» **Instructions to follow**:
Give every line again exactly as it appears, please, but not the pictures.

....

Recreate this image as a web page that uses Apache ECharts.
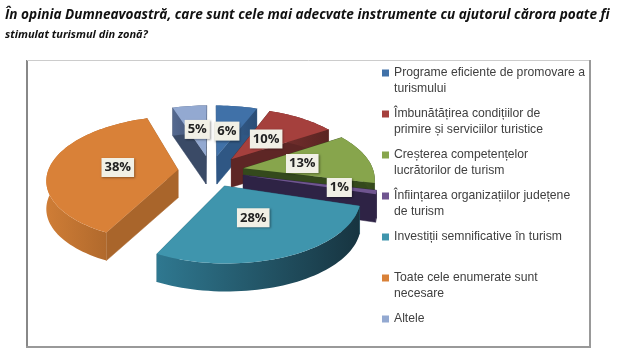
<!DOCTYPE html>
<html><head><meta charset="utf-8">
<style>html,body{margin:0;padding:0;background:#fff}#c{width:618px;height:353px}</style>
<script src="https://cdn.jsdelivr.net/npm/echarts@6/dist/echarts.min.js"></script>
</head><body><div id="c"></div>
<script>
const titleLine1 = 'În opinia Dumneavoastră, care sunt cele mai adecvate instrumente cu ajutorul cărora poate fi';
const titleLine2 = 'stimulat turismul din zonă?';
const categories = [
  'Programe eficiente de promovare a\nturismului',
  'Îmbunătățirea condițiilor de\nprimire și serviciilor turistice',
  'Creșterea competențelor\nlucrătorilor de turism',
  'Înființarea organizațiilor județene\nde turism',
  'Investiții semnificative în turism\n ',
  'Toate cele enumerate sunt\nnecesare',
  'Altele\n '
];
const values = [6, 10, 13, 1, 28, 38, 5];
const topColors = ['#4071a8', '#a5403d', '#87a54c', '#6f5590', '#3f95ad', '#d98138', '#93a9d1'];
const cutColors = ['#2f5784', '#5e2625', '#34491c', '#2e2345', '#2b6a7e', '#a9652b', '#3a4a66'];
const wallLeft = ['#3a6596', '#7a3230', '#4a6428', '#3a2c55', '#2f7890', '#cf7d36', '#55698f'];
const wallRight = ['#2a4d76', '#5a2422', '#33481b', '#2a2040', '#173440', '#9c5c26', '#3d4d6e'];

const CX = 211, CY = 171, R = 130, RY = 61.7, PERSP = 0.143, EXPLODE = 0.255, DEPTH = 28;
const LABEL_F = [0.47, 0.47, 0.47, 0.73, 0.49, 0.47, 0.5];
const total = values.reduce((a, b) => a + b, 0);
const starts = [];
values.reduce((s, v, i) => (starts[i] = s, s + v), 0);

function project(u, v, drop) {
  const d = 1 - PERSP * v;
  return [CX + R * u / d, CY + RY * v / d + (drop || 0)];
}
function makeRender(idx) {
  return function () {
    const a0 = starts[idx] / total * 2 * Math.PI, a1 = (starts[idx] + values[idx]) / total * 2 * Math.PI;
    const am = (a0 + a1) / 2;
    const ox = EXPLODE * Math.sin(am), oy = -EXPLODE * Math.cos(am);
    const pt = (a, r) => [ox + r * Math.sin(a), oy - r * Math.cos(a)];
    const P = (q, drop) => project(q[0], q[1], drop);
    const apex = [ox, oy];
    const cut = (q) => ({
      z: (apex[1] + q[1]) / 2,
      points: [P(apex, 0), P(q, 0), P(q, DEPTH), P(apex, DEPTH)]
    });
    const faces = [cut(pt(a0, 1)), cut(pt(a1, 1))].sort((a, b) => a.z - b.z);
    const children = faces.map(f => ({
      type: 'polygon', shape: { points: f.points },
      style: { fill: cutColors[idx], stroke: cutColors[idx], lineWidth: 0.5 }
    }));
    const n = Math.max(2, Math.ceil((a1 - a0) / (2 * Math.PI / 180)));
    const arc = [];
    for (let i = 0; i <= n; i++) arc.push(pt(a0 + (a1 - a0) * i / n, 1));
    const wall = arc.map(q => P(q, 0)).concat(arc.slice().reverse().map(q => P(q, DEPTH)));
    children.push({
      type: 'polygon', shape: { points: wall },
      style: {
        fill: new echarts.graphic.LinearGradient(0, 0, 1, 0, [
          { offset: 0, color: wallLeft[idx] }, { offset: 1, color: wallRight[idx] }
        ])
      }
    });
    const top = [P(apex, 0)].concat(arc.map(q => P(q, 0)));
    children.push({ type: 'polygon', shape: { points: top }, style: { fill: topColors[idx] } });
    const lp = P(pt(am, LABEL_F[idx]), 0);
    children.push({
      type: 'text', x: lp[0], y: lp[1], z2: 100,
      style: {
        text: values[idx] + '%', x: 0, y: 0, align: 'center', verticalAlign: 'middle',
        fontFamily: 'Open Sans', fontWeight: 'bold', fontSize: 13, fill: '#222',
        backgroundColor: '#f1f0e6', padding: [3, 3, 3, 3],
        shadowBlur: 2, shadowColor: 'rgba(0,0,0,0.35)', shadowOffsetX: 1, shadowOffsetY: 1
      }
    });
    return { type: 'group', children };
  };
}
// back-to-front painter's order: series z follows slice depth
const paintOrder = [6, 0, 1, 5, 2, 3, 4];
const series = categories.map((name, i) => ({
  type: 'custom', name, coordinateSystem: 'none',
  data: [values[i]], renderItem: makeRender(i),
  itemStyle: { color: topColors[i] },
  z: 2 + paintOrder.indexOf(i), silent: true, animation: false
}));
function frameLine(x1, y1, x2, y2, stroke, lineWidth) {
  return { type: 'line', silent: true, z: -1, shape: { x1, y1, x2, y2 }, style: { stroke, lineWidth } };
}
const chart = echarts.init(document.getElementById('c'), null, { renderer: 'canvas' });
chart.setOption({
  backgroundColor: '#fff', animation: false,
  title: {
    left: 5, top: 5, padding: 0,
    text: '{a|' + titleLine1 + '}\n{b|' + titleLine2 + '}',
    textStyle: {
      rich: {
        a: { fontFamily: 'Open Sans', fontStyle: 'italic', fontWeight: 'bold', fontSize: 13.6, color: '#111', lineHeight: 20 },
        b: { fontFamily: 'Open Sans', fontStyle: 'italic', fontWeight: 'bold', fontSize: 11, color: '#111', lineHeight: 20 }
      }
    }
  },
  legend: {
    orient: 'vertical', left: 382, top: 65, padding: 0,
    itemWidth: 7, itemHeight: 32, itemGap: 9, symbolKeepAspect: false, selectedMode: false,
    icon: 'path://M0,0L0,0 M0,4.5L7,4.5L7,11.5L0,11.5Z M0,32L0,32',
    textStyle: { fontFamily: 'Liberation Sans', fontSize: 12.2, color: '#404040', lineHeight: 16 },
    data: categories
  },
  graphic: [
    frameLine(27, 60, 27, 347, '#888', 2),
    frameLine(27, 60.5, 590, 60.5, '#ccc', 1),
    frameLine(590, 60, 590, 347, '#999', 2),
    frameLine(26, 347, 591, 347, '#999', 2)
  ],
  series
});
</script></body></html>
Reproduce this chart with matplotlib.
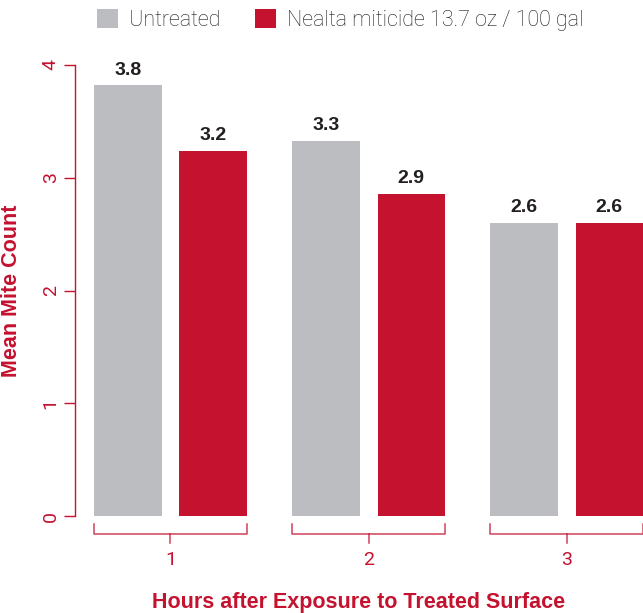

....

» **Answer to the task**:
Recreate this image as a web page that uses Apache ECharts.
<!DOCTYPE html>
<html><head><meta charset="utf-8">
<style>html,body{margin:0;padding:0;background:#fff}#c{width:618px;height:353px}</style>
<script src="https://cdn.jsdelivr.net/npm/echarts@6/dist/echarts.min.js"></script>
</head><body><div id="c"></div>
<script>
const titleLine1 = 'În opinia Dumneavoastră, care sunt cele mai adecvate instrumente cu ajutorul cărora poate fi';
const titleLine2 = 'stimulat turismul din zonă?';
const categories = [
  'Programe eficiente de promovare a\nturismului',
  'Îmbunătățirea condițiilor de\nprimire și serviciilor turistice',
  'Creșterea competențelor\nlucrătorilor de turism',
  'Înființarea organizațiilor județene\nde turism',
  'Investiții semnificative în turism\n ',
  'Toate cele enumerate sunt\nnecesare',
  'Altele\n '
];
const values = [6, 10, 13, 1, 28, 38, 5];
const topColors = ['#4071a8', '#a5403d', '#87a54c', '#6f5590', '#3f95ad', '#d98138', '#93a9d1'];
const cutColors = ['#2f5784', '#5e2625', '#34491c', '#2e2345', '#2b6a7e', '#a9652b', '#3a4a66'];
const wallLeft = ['#3a6596', '#7a3230', '#4a6428', '#3a2c55', '#2f7890', '#cf7d36', '#55698f'];
const wallRight = ['#2a4d76', '#5a2422', '#33481b', '#2a2040', '#173440', '#9c5c26', '#3d4d6e'];

const CX = 211, CY = 171, R = 130, RY = 61.7, PERSP = 0.143, EXPLODE = 0.255, DEPTH = 28;
const LABEL_F = [0.47, 0.47, 0.47, 0.73, 0.49, 0.47, 0.5];
const total = values.reduce((a, b) => a + b, 0);
const starts = [];
values.reduce((s, v, i) => (starts[i] = s, s + v), 0);

function project(u, v, drop) {
  const d = 1 - PERSP * v;
  return [CX + R * u / d, CY + RY * v / d + (drop || 0)];
}
function makeRender(idx) {
  return function () {
    const a0 = starts[idx] / total * 2 * Math.PI, a1 = (starts[idx] + values[idx]) / total * 2 * Math.PI;
    const am = (a0 + a1) / 2;
    const ox = EXPLODE * Math.sin(am), oy = -EXPLODE * Math.cos(am);
    const pt = (a, r) => [ox + r * Math.sin(a), oy - r * Math.cos(a)];
    const P = (q, drop) => project(q[0], q[1], drop);
    const apex = [ox, oy];
    const cut = (q) => ({
      z: (apex[1] + q[1]) / 2,
      points: [P(apex, 0), P(q, 0), P(q, DEPTH), P(apex, DEPTH)]
    });
    const faces = [cut(pt(a0, 1)), cut(pt(a1, 1))].sort((a, b) => a.z - b.z);
    const children = faces.map(f => ({
      type: 'polygon', shape: { points: f.points },
      style: { fill: cutColors[idx], stroke: cutColors[idx], lineWidth: 0.5 }
    }));
    const n = Math.max(2, Math.ceil((a1 - a0) / (2 * Math.PI / 180)));
    const arc = [];
    for (let i = 0; i <= n; i++) arc.push(pt(a0 + (a1 - a0) * i / n, 1));
    const wall = arc.map(q => P(q, 0)).concat(arc.slice().reverse().map(q => P(q, DEPTH)));
    children.push({
      type: 'polygon', shape: { points: wall },
      style: {
        fill: new echarts.graphic.LinearGradient(0, 0, 1, 0, [
          { offset: 0, color: wallLeft[idx] }, { offset: 1, color: wallRight[idx] }
        ])
      }
    });
    const top = [P(apex, 0)].concat(arc.map(q => P(q, 0)));
    children.push({ type: 'polygon', shape: { points: top }, style: { fill: topColors[idx] } });
    const lp = P(pt(am, LABEL_F[idx]), 0);
    children.push({
      type: 'text', x: lp[0], y: lp[1], z2: 100,
      style: {
        text: values[idx] + '%', x: 0, y: 0, align: 'center', verticalAlign: 'middle',
        fontFamily: 'Open Sans', fontWeight: 'bold', fontSize: 13, fill: '#222',
        backgroundColor: '#f1f0e6', padding: [3, 3, 3, 3],
        shadowBlur: 2, shadowColor: 'rgba(0,0,0,0.35)', shadowOffsetX: 1, shadowOffsetY: 1
      }
    });
    return { type: 'group', children };
  };
}
// back-to-front painter's order: series z follows slice depth
const paintOrder = [6, 0, 1, 5, 2, 3, 4];
const series = categories.map((name, i) => ({
  type: 'custom', name, coordinateSystem: 'none',
  data: [values[i]], renderItem: makeRender(i),
  itemStyle: { color: topColors[i] },
  z: 2 + paintOrder.indexOf(i), silent: true, animation: false
}));
function frameLine(x1, y1, x2, y2, stroke, lineWidth) {
  return { type: 'line', silent: true, z: -1, shape: { x1, y1, x2, y2 }, style: { stroke, lineWidth } };
}
const chart = echarts.init(document.getElementById('c'), null, { renderer: 'canvas' });
chart.setOption({
  backgroundColor: '#fff', animation: false,
  title: {
    left: 5, top: 5, padding: 0,
    text: '{a|' + titleLine1 + '}\n{b|' + titleLine2 + '}',
    textStyle: {
      rich: {
        a: { fontFamily: 'Open Sans', fontStyle: 'italic', fontWeight: 'bold', fontSize: 13.6, color: '#111', lineHeight: 20 },
        b: { fontFamily: 'Open Sans', fontStyle: 'italic', fontWeight: 'bold', fontSize: 11, color: '#111', lineHeight: 20 }
      }
    }
  },
  legend: {
    orient: 'vertical', left: 382, top: 65, padding: 0,
    itemWidth: 7, itemHeight: 32, itemGap: 9, symbolKeepAspect: false, selectedMode: false,
    icon: 'path://M0,0L0,0 M0,4.5L7,4.5L7,11.5L0,11.5Z M0,32L0,32',
    textStyle: { fontFamily: 'Liberation Sans', fontSize: 12.2, color: '#404040', lineHeight: 16 },
    data: categories
  },
  graphic: [
    frameLine(27, 60, 27, 347, '#888', 2),
    frameLine(27, 60.5, 590, 60.5, '#ccc', 1),
    frameLine(590, 60, 590, 347, '#999', 2),
    frameLine(26, 347, 591, 347, '#999', 2)
  ],
  series
});
</script></body></html>
Reproduce this chart with matplotlib.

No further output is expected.